(begin)

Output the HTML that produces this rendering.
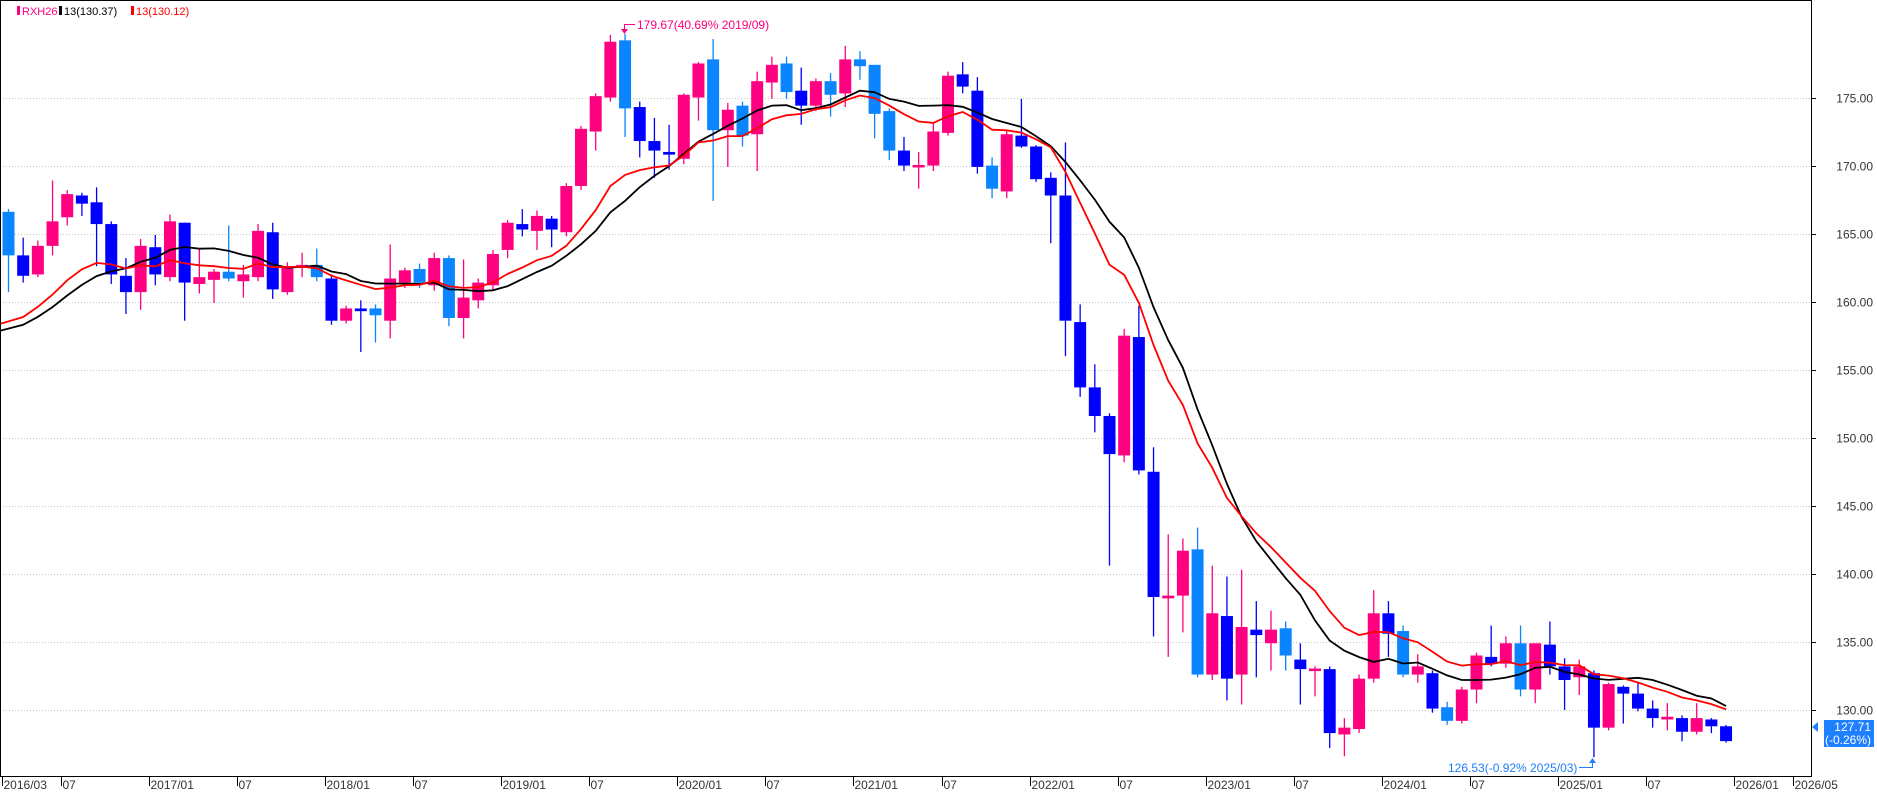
<!DOCTYPE html>
<html><head><meta charset="utf-8"><style>
html,body{margin:0;padding:0;background:#fff;}
svg{display:block;font-family:"Liberation Sans",sans-serif;}
</style></head><body>
<svg id="c" width="1877" height="793" viewBox="0 0 1877 793" xmlns="http://www.w3.org/2000/svg">
<rect x="0" y="0" width="1877" height="793" fill="#fff"/>
<g id="grid"></g>
<g id="cand"></g>
<g id="ma"></g>
<rect x="0.5" y="0.5" width="1811" height="776" fill="none" stroke="#000" stroke-width="1"/>
<g id="axes" font-size="12"></g>
<!-- legend -->
<rect x="17" y="6" width="3" height="9" fill="#FF0080"/>
<text x="22" y="15" font-size="11" fill="#FF0080">RXH26</text>
<rect x="59" y="6" width="3" height="9" fill="#000"/>
<text x="64" y="15" font-size="11" fill="#000">13(130.37)</text>
<rect x="131" y="6" width="3" height="9" fill="#FF0000"/>
<text x="136" y="15" font-size="11" fill="#FF0000">13(130.12)</text>
<!-- annotations -->
<path d="M635 24.5 H624.5 V31" stroke="#FF0080" fill="none" stroke-width="1"/>
<path d="M621 29 L628 29 L624.5 34 Z" fill="#FF0080"/>
<text x="637" y="29" font-size="12" fill="#FF0080">179.67(40.69% 2019/09)</text>
<text x="1448" y="772" font-size="12" fill="#1E7FFF">126.53(-0.92% 2025/03)</text>
<path d="M1579 767.5 H1592.5 V761" stroke="#1E7FFF" fill="none" stroke-width="1"/>
<path d="M1589 763 L1596 763 L1592.5 758 Z" fill="#1E7FFF"/>
<!-- last price -->
<path d="M1812 727 L1818 722 L1818 732 Z" fill="#1E7FFF"/>
<rect x="1824" y="720" width="50" height="27" fill="#1E7FFF"/>
<text x="1871" y="731" font-size="12" fill="#fff" text-anchor="end">127.71</text>
<text x="1871" y="744" font-size="12" fill="#fff" text-anchor="end">(-0.26%)</text>
</svg>
<script>
var D=[
[166.6,166.8,160.7,163.4,'l'],[163.4,164.7,161.4,161.9,'b'],[162.0,164.5,161.8,164.1,'p'],[164.1,168.9,163.4,165.9,'p'],
[166.2,168.2,165.6,167.9,'p'],[167.8,168.0,166.3,167.2,'b'],[167.3,168.4,162.6,165.7,'b'],[165.7,165.9,161.3,162.0,'b'],
[161.9,163.2,159.1,160.7,'b'],[160.7,164.6,159.4,164.1,'p'],[164.0,164.9,161.2,162.0,'b'],[161.8,166.4,161.5,165.9,'p'],
[165.8,165.8,158.6,161.4,'b'],[161.3,163.9,160.6,161.8,'p'],[161.6,162.4,159.9,162.2,'p'],[162.2,165.6,161.5,161.7,'l'],
[161.5,162.7,160.3,162.0,'p'],[161.8,165.7,161.5,165.2,'p'],[165.1,165.8,160.2,160.9,'b'],[160.7,162.9,160.5,162.6,'p'],
[162.5,163.6,161.8,162.7,'p'],[162.7,163.9,161.5,161.8,'l'],[161.7,162.0,158.3,158.6,'b'],[158.6,159.7,158.4,159.5,'p'],
[159.5,160.1,156.3,159.3,'b'],[159.5,159.8,157.0,159.0,'l'],[158.6,164.2,157.3,161.7,'p'],[161.4,162.5,161.0,162.3,'p'],
[162.4,162.8,161.0,161.4,'l'],[161.2,163.6,160.8,163.2,'p'],[163.2,163.4,158.2,158.8,'l'],[158.8,163.1,157.3,160.3,'p'],
[160.1,161.7,159.5,161.4,'p'],[161.2,163.8,160.9,163.5,'p'],[163.8,166.0,163.2,165.8,'p'],[165.7,166.8,164.8,165.3,'b'],
[165.2,166.7,163.8,166.3,'p'],[166.1,166.3,164.0,165.3,'b'],[165.1,168.7,164.8,168.5,'p'],[168.5,172.9,168.2,172.7,'p'],
[172.5,175.3,171.1,175.1,'p'],[175.0,179.6,174.7,179.1,'p'],[179.2,179.67,172.1,174.2,'l'],[174.3,174.7,170.6,171.8,'b'],
[171.8,173.5,169.1,171.1,'b'],[171.0,173.0,169.7,170.8,'b'],[170.5,175.3,170.1,175.2,'p'],[175.0,177.6,173.3,177.5,'p'],
[177.8,179.3,167.4,172.6,'l'],[172.6,174.6,169.9,174.1,'p'],[174.4,174.7,171.4,172.2,'l'],[172.3,176.9,169.6,176.2,'p'],
[176.1,178.0,174.9,177.4,'p'],[177.5,178.0,174.9,175.4,'l'],[175.5,177.2,173.0,174.4,'b'],[174.4,176.4,174.0,176.2,'p'],
[176.2,176.8,173.6,175.2,'l'],[175.3,178.8,174.3,177.8,'p'],[177.8,178.4,176.3,177.3,'l'],[177.4,177.4,172.0,173.8,'l'],
[174.0,174.2,170.4,171.1,'l'],[171.1,172.1,169.6,170.0,'b'],[169.9,171.0,168.3,170.0,'p'],[170.0,173.2,169.6,172.5,'p'],
[172.4,176.9,172.2,176.6,'p'],[176.7,177.6,175.3,175.8,'b'],[175.5,176.5,169.4,169.9,'b'],[170.0,170.6,167.6,168.3,'l'],
[168.1,172.6,167.6,172.3,'p'],[172.2,174.9,171.3,171.4,'b'],[171.4,171.5,168.8,169.0,'b'],[169.1,169.5,164.3,167.8,'b'],
[167.8,171.7,156.0,158.6,'b'],[158.5,159.8,153.0,153.7,'b'],[153.7,155.4,150.4,151.6,'b'],[151.6,151.8,140.6,148.8,'b'],
[148.7,158.0,148.2,157.5,'p'],[157.4,159.7,147.3,147.6,'b'],[147.5,149.3,135.4,138.3,'b'],[138.2,142.9,133.9,138.4,'p'],
[138.4,142.6,135.7,141.7,'p'],[141.8,143.4,132.4,132.6,'l'],[132.6,140.6,132.2,137.1,'p'],[136.9,139.8,130.7,132.3,'b'],
[132.6,140.3,130.4,136.1,'p'],[135.9,138.0,132.4,135.5,'b'],[134.9,137.3,132.9,135.9,'p'],[136.0,136.5,132.9,134.0,'l'],
[133.7,134.9,130.4,133.0,'b'],[132.9,133.2,131.0,133.0,'p'],[133.0,133.2,127.2,128.3,'b'],[128.2,129.4,126.6,128.7,'p'],
[128.6,132.6,128.3,132.3,'p'],[132.3,138.8,132.0,137.1,'p'],[137.1,138.0,133.9,135.6,'b'],[135.8,136.2,132.4,132.6,'l'],
[132.6,134.1,132.0,133.2,'p'],[132.7,132.9,129.8,130.1,'b'],[130.2,130.6,128.9,129.2,'l'],[129.2,131.7,129.0,131.5,'p'],
[131.5,134.2,130.5,134.0,'p'],[133.9,136.2,133.2,133.4,'b'],[133.4,135.4,133.1,134.9,'p'],[134.9,136.2,131.0,131.5,'l'],
[131.5,134.9,130.5,134.9,'p'],[134.8,136.5,132.6,133.2,'b'],[133.2,133.8,130.0,132.2,'b'],[132.4,133.7,131.1,133.2,'p'],
[132.7,132.9,126.53,128.7,'b'],[128.7,132.0,128.5,131.9,'p'],[131.7,131.8,129.0,131.2,'b'],[131.2,132.0,129.9,130.1,'b'],
[130.1,130.7,128.7,129.4,'b'],[129.3,130.5,128.5,129.5,'p'],[129.4,129.6,127.7,128.4,'b'],[128.4,130.5,128.2,129.4,'p'],
[129.3,129.4,128.3,128.8,'b'],[128.8,128.9,127.6,127.71,'b']];
var NS="http://www.w3.org/2000/svg";
function Y(p){return 97.5+(175-p)*13.61;}
function X(i){return 8.5+14.68*i;}
function el(t,a,par){var e=document.createElementNS(NS,t);for(var k in a)e.setAttribute(k,a[k]);document.getElementById(par).appendChild(e);return e;}
var col={p:'#FF0080',b:'#0000FF',l:'#0A84FF'};
for(var p=130;p<=175;p+=5){var y=Math.round(Y(p))+0.5;
 el('line',{x1:0,x2:1811,y1:y,y2:y,stroke:'#c4c4c4','stroke-dasharray':'1,2','stroke-width':1},'grid');
 el('line',{x1:1811,x2:1816,y1:y,y2:y,stroke:'#000','stroke-width':1},'axes');
 var t=el('text',{x:1873,y:y+4,'text-anchor':'end',fill:'#333'},'axes');t.textContent=p.toFixed(2);}
function tick(i,lab){var x=Math.round(2+14.68*i)+0.5;
 el('line',{x1:x,x2:x,y1:776,y2:786,stroke:'#000','stroke-width':1},'axes');
 var t=el('text',{x:x+1,y:789,fill:'#333'},'axes');t.textContent=lab;}
tick(0,'2016/03');
for(var yr=2016;yr<=2026;yr++){var i1=(yr-2016)*12-2;
 if(i1>0)tick(i1,yr+'/01'); if(i1+6>0&&i1+6<118)tick(i1+6,'07');}
tick(122,'2026/05');
D.forEach(function(d,i){var x=X(i),c=col[d[4]];
 el('line',{x1:x,x2:x,y1:Y(d[1]),y2:Y(d[2]),stroke:c,'stroke-width':1.3},'cand');
 var t=Y(Math.max(d[0],d[3])),b=Y(Math.min(d[0],d[3]));if(b-t<2.5){var m=(t+b)/2;t=m-1.25;b=m+1.25;}
 el('rect',{x:x-6,y:t,width:12,height:b-t,fill:c},'cand');});
var C=[];for(var k=1;k<=12;k++)C.push(155.98+0.218*k);D.forEach(function(d){C.push(d[3]);});
var sp=[],wp=[];
var a=2/14,e=C[0];for(var k=1;k<12;k++)e=a*C[k]+(1-a)*e;
for(var i=0;i<D.length;i++){var j=i+12,s=0;
 for(var k=0;k<13;k++){s+=C[j-k];}
 e=a*C[j]+(1-a)*e;
 sp.push(X(i).toFixed(1)+','+Y(s/13).toFixed(1));wp.push(X(i).toFixed(1)+','+Y(e).toFixed(1));}
sp[0]='0,'+sp[0].split(',')[1];wp[0]='0,'+wp[0].split(',')[1];
el('polyline',{points:sp.join(' '),fill:'none',stroke:'#000','stroke-width':1.8},'ma');
el('polyline',{points:wp.join(' '),fill:'none',stroke:'#FF0000','stroke-width':1.8},'ma');
</script>
</body></html>
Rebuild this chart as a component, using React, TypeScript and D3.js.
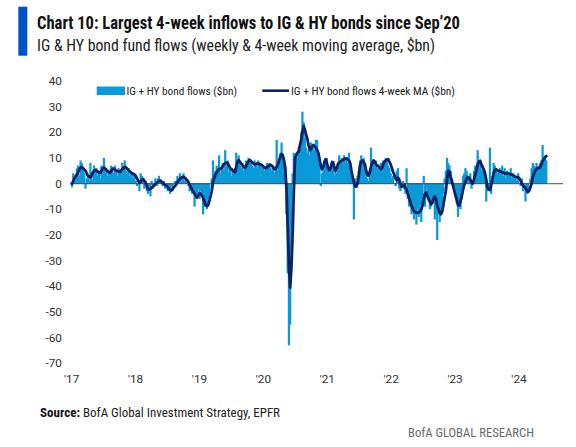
import React from "react";
import * as d3 from "d3";

// Weekly IG + HY bond fund flows ($bn), Jan 2017 onward (388 weeks)
const weeklyFlows: number[] = [
  -1.5, 4, 3, 1.5, 6, 7, 3, 9, 8, 5,
  4, -2, 2, 3, 1, 8, 3, 1, 7, 6,
  6, 3, 5, 2, 7, 5, 10, 4, 6, 3,
  5, 3, 7, 6, 4, 7, 5, 3, 6, 4,
  5, 8, 6, 9, 5, 4, 6, 3, 5, 2,
  4, 3, 1, -1, 0, -3, 4, 3, 1, -2,
  -1, -3, -4, -1, -5, 1, -2, 0, 2, -1,
  2, 3, 1, 0, -1, 1, -2, 0, -3, -2,
  -4, -1, -3, 0, 1, 0, 3, 2, 4, 1,
  3, 4, 1, 2, 0, -1, -3, -2, -4, -3,
  -9, -5, -4, -2, -6, -3, -5, -12, -8, -9,
  -10, -6, -4, 0, 2, 9, 3, 5, 7, 6,
  11, 4, 6, 8, 5, 13, 7, 9, 4, 6,
  3, 5, 4, 6, 12, 9, 11, 7, 6, 8,
  5, 7, 9, 8, 10, 8, 9, 7, 6, 9,
  8, 6, 9, 7, 8, 6, 7, 5, 6, 8,
  7, 8, 6, 5, 7, 4, 6, 17, 5, 9,
  12, 16, 11, 9, 7, -12, -35, -63, -55, -25,
  4, 12, 11, 12, 10, 14, 15, 20, 28, 24,
  18, 14, 12, 13, 11, 16, 15, 14, 13, 17,
  17, 12, 10, -1, 4, 5, 9, 8, 10, 6,
  4, 6, 9, 8, 3, 5, 4, 8, 11, 9,
  10, 8, 11, 9, 10, 8, 12, 7, 2, 3,
  -14, 2, 1, 3, 5, 9, 11, 8, 10, 7,
  5, 2, 1, 4, 14, 6, 8, 7, 9, 6,
  5, 6, 8, 7, 9, 8, 10, 9, 7, 6,
  4, 2, 3, 0, -1, 5, 6, -2, -3, -1,
  1, -2, -4, 6, -6, -9, -8, -12, -10, -14,
  -12, -16, -10, -13, -8, -15, -6, 3, -9, -2,
  -4, -7, -10, -9, -6, -5, -14, -12, -22, -10,
  -15, -12, -8, -4, 2, 5, 10, 8, 7, 5,
  2, -1, -3, -5, -8, -13, -9, -10, -6, 3,
  4, 6, 5, 2, 1, 4, -2, 1, 5, 7,
  6, 13, 9, 8, 5, 7, 4, 2, -7, -3,
  -2, 14, -4, 3, 8, 7, 6, 4, 5, 6,
  5, 7, 3, 6, 2, 5, 4, 3, 6, 2,
  4, 2, 3, 1, 4, 0, -1, 2, -3, -2,
  -7, -4, -2, 0, 2, 6, 8, 7, 5, 8,
  7, 6, 8, 9, 15, 8, 10, 9,
];

// 4-week moving average ($bn)
const movingAverage: number[] = [
  0, 1, 2, 2.8, 3.5, 4.5, 5.5, 6.2, 6.5, 6,
  5.5, 5, 4, 3, 2.7, 2.5, 3.2, 4.3, 5, 5.2,
  5, 4.6, 4.3, 4.2, 5, 5.8, 6.2, 5.8, 5.2, 4.8,
  4.5, 4.2, 5, 5.8, 5.8, 5.4, 5.1, 4.9, 4.7, 4.5,
  5, 5.6, 6, 6.5, 6.3, 5.8, 5.3, 4.7, 4.3, 4,
  3.8, 3.5, 3, 2, 1, 0.3, 0.8, 1.5, 1.8, 1,
  0.5, -1, -2, -2.3, -2, -1.6, -1.2, -0.8, -0.3, 0.2,
  0.6, 1, 1.2, 0.8, 0.2, -0.2, -0.5, -0.8, -1.3, -2,
  -2.5, -2.7, -2.2, -1.5, -1, -0.3, 0.6, 1.3, 1.8, 2.2,
  2.5, 2.6, 2.2, 1.8, 1.3, 0.6, -0.5, -1.5, -2.4, -3.2,
  -4, -4.8, -5.5, -4.6, -3.8, -4, -4.8, -5.5, -7, -8.5,
  -8.8, -8.5, -7, -5, -3, 0.5, 2, 3.5, 4.4, 5,
  5.6, 5.8, 6, 6.8, 7.6, 8, 8.1, 8, 7, 6,
  5.6, 5.2, 4.8, 4.4, 6.5, 8.5, 9.2, 8.5, 7.7, 7.2,
  6.6, 6.1, 6.8, 7.8, 8.6, 9.2, 8.8, 8.2, 7.8, 7.5,
  7.6, 7.8, 7.8, 7.5, 7.3, 7.2, 6.7, 6.2, 6, 6.3,
  6.5, 7.1, 7.3, 6.9, 6.5, 5.8, 5.6, 6.4, 7.5, 9,
  10.5, 11.5, 11, 9, 6, -2, -17, -32, -40.5, -33,
  -20, -3, 10, 11, 12, 12.5, 15, 17, 20, 22.5,
  21, 19, 17.5, 15, 13, 13.5, 14.5, 15, 14.5, 14,
  13, 12, 9.5, 7, 5.5, 6.5, 8.5, 9.5, 8, 6,
  5.2, 6, 8, 8.3, 6.5, 5, 6, 7.5, 8.2, 8.6,
  8.8, 9.2, 9.5, 9.7, 9.8, 9.4, 9, 8, 5, 2.5,
  0.5, -1, -1.2, 0, 3, 7, 8.5, 9, 8.5, 7.5,
  5, 3.5, 3, 4.5, 6.5, 8, 9, 8.5, 7.5, 7,
  6.8, 6, 5.6, 6, 7.5, 8.5, 9, 9.3, 9.5, 8.5,
  7.5, 6, 4.5, 3.5, 2, 1.3, 2.3, 1.5, 0, -1.3,
  -1, -0.5, -1.5, -2.5, -4, -5.5, -7, -8.5, -9.8, -10.8,
  -11, -11.3, -11.4, -11.2, -10.8, -10.2, -8.5, -6, -4, -3.5,
  -5, -6, -7, -8, -7.5, -6, -5, -6, -8.5, -10,
  -11.5, -12, -11, -8.5, -5.5, -3, 1.5, 5, 4.5, 2.5,
  1, -1, -3, -4.8, -6.5, -8.5, -8.5, -7, -5, -2.5,
  -0.5, 0.5, 2, 2.6, 2.2, 1.5, 0.5, 0, 1.5, 3.5,
  5, 7.5, 8.5, 8.9, 7.5, 6.5, 5.5, 4, 1.5, -1.5,
  -2.3, -2.5, -0.5, 1.5, 4, 5.3, 5.5, 5.2, 5, 4.8,
  4.6, 4.4, 4.2, 4, 3.8, 3.9, 4, 3.7, 3.5, 3.5,
  3.2, 2.8, 2.6, 2.5, 2.5, 2, 1.2, 0, -0.8, -1.3,
  -1.6, -2.5, -3.3, -2.8, -1.5, 0, 2.5, 4, 5, 5.8,
  5.9, 6, 6.3, 7.5, 8.8, 9.5, 10.3, 10.7,
];

const yTicks: number[] = [40, 30, 20, 10, 0, -10, -20, -30, -40, -50, -60, -70];
const xTickYears: number[] = [2017, 2018, 2019, 2020, 2021, 2022, 2023, 2024];
const xTickLabels: string[] = ["'17", "'18", "'19", "'20", "'21", "'22", "'23", "'24"];

const TITLE = "Chart 10: Largest 4-week inflows to IG & HY bonds since Sep\u201920";
const SUBTITLE = "IG & HY bond fund flows (weekly & 4-week moving average, $bn)";
const LEGEND_BARS = "IG + HY bond flows ($bn)";
const LEGEND_LINE = "IG + HY bond flows 4-week MA ($bn)";

const BAR_COLOR = "#0a9ad9";
const LINE_COLOR = "#0c2266";
const NARROW = "'Liberation Sans Narrow', 'Roboto Condensed', Roboto, sans-serif";
const TICK_FONT = "Roboto, 'Liberation Sans', sans-serif";

export default function App() {
  const W = 576;
  const H = 447;

  const n = weeklyFlows.length;
  const x = d3.scaleLinear().domain([0, n - 1]).range([72, 546.3]);
  const y = d3.scaleLinear().domain([-70, 40]).range([363.2, 80.9]);
  const xYear = d3.scaleLinear().domain([2017, 2024]).range([71.7, 519]);

  const step = x(1) - x(0);
  const barW = step + 1.0;

  const line = d3
    .line<number>()
    .x((_, i) => x(i))
    .y((d) => y(d))
    .curve(d3.curveLinear);

  const y0 = y(0);

  return (
    <svg
      width={W}
      height={H}
      viewBox={`0 0 ${W} ${H}`}
      style={{ position: "absolute", left: 0, top: 0, background: "#fff" }}
    >
      {/* header accent bar */}
      <rect x={18.3} y={6.7} width={9} height={49} fill="#0052c9" />
      <text
        x={37}
        y={28.5}
        fontFamily={NARROW}
        fontWeight={700}
        fontSize={17.5}
        fill="#111"
        textLength={423}
        lengthAdjust="spacingAndGlyphs"
      >
        {TITLE}
      </text>
      <text
        x={37}
        y={50.5}
        fontFamily={NARROW}
        fontSize={16.5}
        fill="#222"
        textLength={398}
        lengthAdjust="spacingAndGlyphs"
      >
        {SUBTITLE}
      </text>

      {/* y tick labels */}
      {yTicks.map((t) => (
        <text
          key={t}
          x={62}
          y={y(t)}
          dy="0.36em"
          textAnchor="end"
          fontFamily={TICK_FONT}
          fontSize={11.8}
          fill="#333"
        >
          {t}
        </text>
      ))}

      {/* x tick labels */}
      {xTickYears.map((yr, i) => (
        <text
          key={yr}
          x={xYear(yr)}
          y={382.5}
          textAnchor="middle"
          fontFamily={TICK_FONT}
          fontSize={11.8}
          fill="#333"
        >
          {xTickLabels[i]}
        </text>
      ))}

      {/* weekly bars */}
      <g>
        {weeklyFlows.map((v, i) => (
          <rect
            key={i}
            x={x(i) - barW / 2}
            y={Math.min(y(v), y0)}
            width={barW}
            height={Math.abs(y(v) - y0)}
            fill={BAR_COLOR}
          />
        ))}
      </g>

      {/* zero line */}
      <line x1={70} x2={563} y1={y0} y2={y0} stroke="#3c3c3c" strokeOpacity={0.72} strokeWidth={1.3} />

      {/* moving average */}
      <path
        d={line(movingAverage) || ""}
        fill="none"
        stroke={LINE_COLOR}
        strokeWidth={2.8}
        strokeLinejoin="round"
        strokeLinecap="round"
      />

      {/* legend */}
      <rect x={96.7} y={86.5} width={28.3} height={8.5} fill={BAR_COLOR} />
      <text
        x={126.5}
        y={95}
        fontFamily={NARROW}
        fontSize={11.5}
        fill="#222"
        textLength={110.5}
        lengthAdjust="spacingAndGlyphs"
      >
        {LEGEND_BARS}
      </text>
      <line x1={262.3} x2={289} y1={90.7} y2={90.7} stroke={LINE_COLOR} strokeWidth={2.6} />
      <text
        x={291}
        y={95}
        fontFamily={NARROW}
        fontSize={11.5}
        fill="#222"
        textLength={164}
        lengthAdjust="spacingAndGlyphs"
      >
        {LEGEND_LINE}
      </text>

      {/* source */}
      <text
        x={40}
        y={416.5}
        fontFamily={NARROW}
        fontWeight={700}
        fontSize={13.5}
        fill="#111"
        textLength={40}
        lengthAdjust="spacingAndGlyphs"
      >
        Source:
      </text>
      <text
        x={83}
        y={416.5}
        fontFamily={NARROW}
        fontSize={13.5}
        fill="#222"
        textLength={197}
        lengthAdjust="spacingAndGlyphs"
      >
        BofA Global Investment Strategy, EPFR
      </text>
      <text
        x={408}
        y={436.5}
        fontFamily={NARROW}
        fontSize={13}
        fill="#6b6b6b"
        textLength={126}
        lengthAdjust="spacingAndGlyphs"
      >
        BofA GLOBAL RESEARCH
      </text>
    </svg>
  );
}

(end)

Aim: Going over the lines above, work out how many include "this", then give only that number.

Task output: 2